Vor der jüngsten Gewinnwarnung von Siemens Energy lag die Beteiligung der Siemens AG noch bei 31,9 Prozent und war knapp 4 Mrd. Euro wert. In den Büchern des Mutterkonzerns stehen die Aktien noch mit 20 Euro, an der Börse bekommt man sie jedoch für 15 Euro, so dass Siemens-Finanzchef Ralf Thomas im nächsten Quartalsbericht eine saftige Summe auf die Beteiligung abschreiben muss. Sie hängt wie ein Bleigewicht an den Füßen der Siemens AG, die sich doch so gern als leichtfüßige Organisation wie Microsoft oder Apple präsentieren möchte. Ihre Aktie kommt so lange nicht recht voran, wie das Problem Siemens Energy auf eine Lösung harrt.

Offenbar rechnet im Mutterkonzern so gut wie niemand mehr damit, dass die frühere Energiesparte ihre anhaltende Misere in ihrem Windenergiebereich in den Griff bekommt.
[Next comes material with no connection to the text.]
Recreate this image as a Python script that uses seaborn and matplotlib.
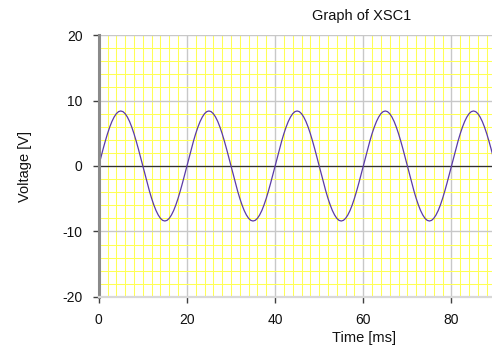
import numpy as np
import pandas as pd
import matplotlib
matplotlib.use("Agg")
import matplotlib.pyplot as plt
from matplotlib.ticker import MultipleLocator
import seaborn as sns

sample_step_ms = 0.5
voltage = [
    0.00, 1.31, 2.60, 3.81, 4.94, 5.94, 6.80, 7.48, 7.99, 8.30,
    8.40, 8.30, 7.99, 7.48, 6.80, 5.94, 4.94, 3.81, 2.60, 1.31,
    0.00, -1.31, -2.60, -3.81, -4.94, -5.94, -6.80, -7.48, -7.99, -8.30,
    -8.40, -8.30, -7.99, -7.48, -6.80, -5.94, -4.94, -3.81, -2.60, -1.31,
    0.00, 1.31, 2.60, 3.81, 4.94, 5.94, 6.80, 7.48, 7.99, 8.30,
    8.40, 8.30, 7.99, 7.48, 6.80, 5.94, 4.94, 3.81, 2.60, 1.31,
    0.00, -1.31, -2.60, -3.81, -4.94, -5.94, -6.80, -7.48, -7.99, -8.30,
    -8.40, -8.30, -7.99, -7.48, -6.80, -5.94, -4.94, -3.81, -2.60, -1.31,
    0.00, 1.31, 2.60, 3.81, 4.94, 5.94, 6.80, 7.48, 7.99, 8.30,
    8.40, 8.30, 7.99, 7.48, 6.80, 5.94, 4.94, 3.81, 2.60, 1.31,
    0.00, -1.31, -2.60, -3.81, -4.94, -5.94, -6.80, -7.48, -7.99, -8.30,
    -8.40, -8.30, -7.99, -7.48, -6.80, -5.94, -4.94, -3.81, -2.60, -1.31,
    0.00, 1.31, 2.60, 3.81, 4.94, 5.94, 6.80, 7.48, 7.99, 8.30,
    8.40, 8.30, 7.99, 7.48, 6.80, 5.94, 4.94, 3.81, 2.60, 1.31,
    0.00, -1.31, -2.60, -3.81, -4.94, -5.94, -6.80, -7.48, -7.99, -8.30,
    -8.40, -8.30, -7.99, -7.48, -6.80, -5.94, -4.94, -3.81, -2.60, -1.31,
    0.00, 1.31, 2.60, 3.81, 4.94, 5.94, 6.80, 7.48, 7.99, 8.30,
    8.40, 8.30, 7.99, 7.48, 6.80, 5.94, 4.94, 3.81, 2.60, 1.31,
]
time_ms = np.arange(len(voltage)) * sample_step_ms

x_ticks = [0, 20, 40, 60, 80]
y_ticks = [-20, -10, 0, 10, 20]

title_text = "Graph of XSC1"
x_label = "Time [ms]"
y_label = "Voltage [V]"

df = pd.DataFrame({"t": time_ms, "v": voltage})

# ---- style ----
sns.set_theme(style="white")
plt.rcParams["font.family"] = ["Liberation Sans", "DejaVu Sans"]
plt.rcParams["axes.unicode_minus"] = False

fig = plt.figure(figsize=(4.92, 3.48), dpi=100)
ax = fig.add_axes([0.2006, 0.1466, 0.7994, 0.7528])

ax.set_xlim(0, 89.2)
ax.set_ylim(-20, 20)

ax.xaxis.set_major_locator(plt.FixedLocator(x_ticks))
ax.yaxis.set_major_locator(plt.FixedLocator(y_ticks))
ax.xaxis.set_minor_locator(MultipleLocator(2))
ax.yaxis.set_minor_locator(MultipleLocator(2))

ax.grid(which="minor", color="#ffff55", linewidth=0.75, zorder=0)
ax.grid(which="major", color="#c8c8c8", linewidth=1.0, zorder=0.5)
ax.set_axisbelow(True)

ax.axhline(0, color="#303030", linewidth=0.9, zorder=1)

sns.lineplot(data=df, x="t", y="v", ax=ax, color="#5a3aa8",
             linewidth=0.9, zorder=2)

for side in ["top", "right"]:
    ax.spines[side].set_visible(False)
ax.spines["left"].set_color("#8a8a8a")
ax.spines["left"].set_linewidth(2.2)
ax.spines["bottom"].set_color("#d8d8d8")
ax.spines["bottom"].set_linewidth(1.6)

ax.tick_params(which="major", direction="out", length=4.5, width=1,
               color="#404040", labelsize=10, pad=7.0, labelcolor="#111111",
               bottom=True, left=True)
ax.tick_params(which="minor", length=0)

ax.set_xlabel("")
ax.set_ylabel("")
fig.text(364 / 492, 1 - 338 / 348, x_label, ha="center", va="center",
         fontsize=10.5, color="#111111")
fig.text(24.5 / 492, 1 - 166 / 348, y_label, ha="center", va="center",
         rotation=90, fontsize=10.5, color="#111111")
fig.text(362 / 492, 1 - 16 / 348, title_text, ha="center", va="center",
         fontsize=10.5, color="#111111")

fig.savefig("out.png", dpi=100)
Das sollte eine Warnung sein für alle, die immer mal wieder auf ein Wunder bei Siemens Energy hoffen. Am Mittwoch trennte sich der Mutterkonzern von einem großen Aktienpaket, die Beteiligung sinkt auf 25,1 Prozent. Weil sich aber kein richtiger Käufer in dieser Gemengelage findet, geht das Aktienpaket nur an den konzerneigenen Pensionsfonds, der sich nicht wehren kann. Ralf Thomas hat die Belastung also nicht wirklich verringert, sondern schiebt sie nur aus seiner Bilanz.

Eher Abschlag als Aufschlag

Bisher ist nicht erkennbar, wie die Siemens AG ihre restliche Schachtelbeteiligung loswerden kann. Normalerweise gehen solche Pakete mit einem Aufschlag über den Ladentisch, im Fall von Siemens Energy aber müsste Thomas mit einem Abschlag auf den jetzigen lausigen Aktienkurs rechnen. Denn schon gehen die Gerüchte um, dass wohl mit weiteren Belastungen bei Siemens Energy zu rechnen ist. Dabei verspricht Energy-Chef Christian Bruch immer wieder, man habe die technischen Probleme im Bereich der Windkraftanlagen „nun“ gelöst. In Wahrheit kann davon keine Rede sein. In der Branche spricht man inzwischen offen von Konstruktionsfehlern in den Anlagen, die möglicherweise gar nicht final zu beheben sind.

Der eigentliche Verantwortliche für das Desaster heißt jedoch nicht Christian Bruch, sondern Joe Kaeser. Der jetzige Aufsichtsratschef von Siemens Energy und frühere Vorstandsvorsitzende der Siemens AG war in seinen verschiedenen Funktionen an allen Fehlentscheidungen führend beteiligt – von der Fusion mit dem spanischen Windkraftturbinenhersteller Gamesa 2016 bis zu seiner vollständigen Übernahme im letzten Jahr. In früheren Jahren stilisierte sich „Kaiser Kaeser“ gern als globaler Großmanager. Doch wie sich jetzt zeigt, verstieß der Siemens-Mann gegen die einfachste Kaufmannsregel: schlechtem Geld nicht noch weiteres Geld hinterherzuwerfen.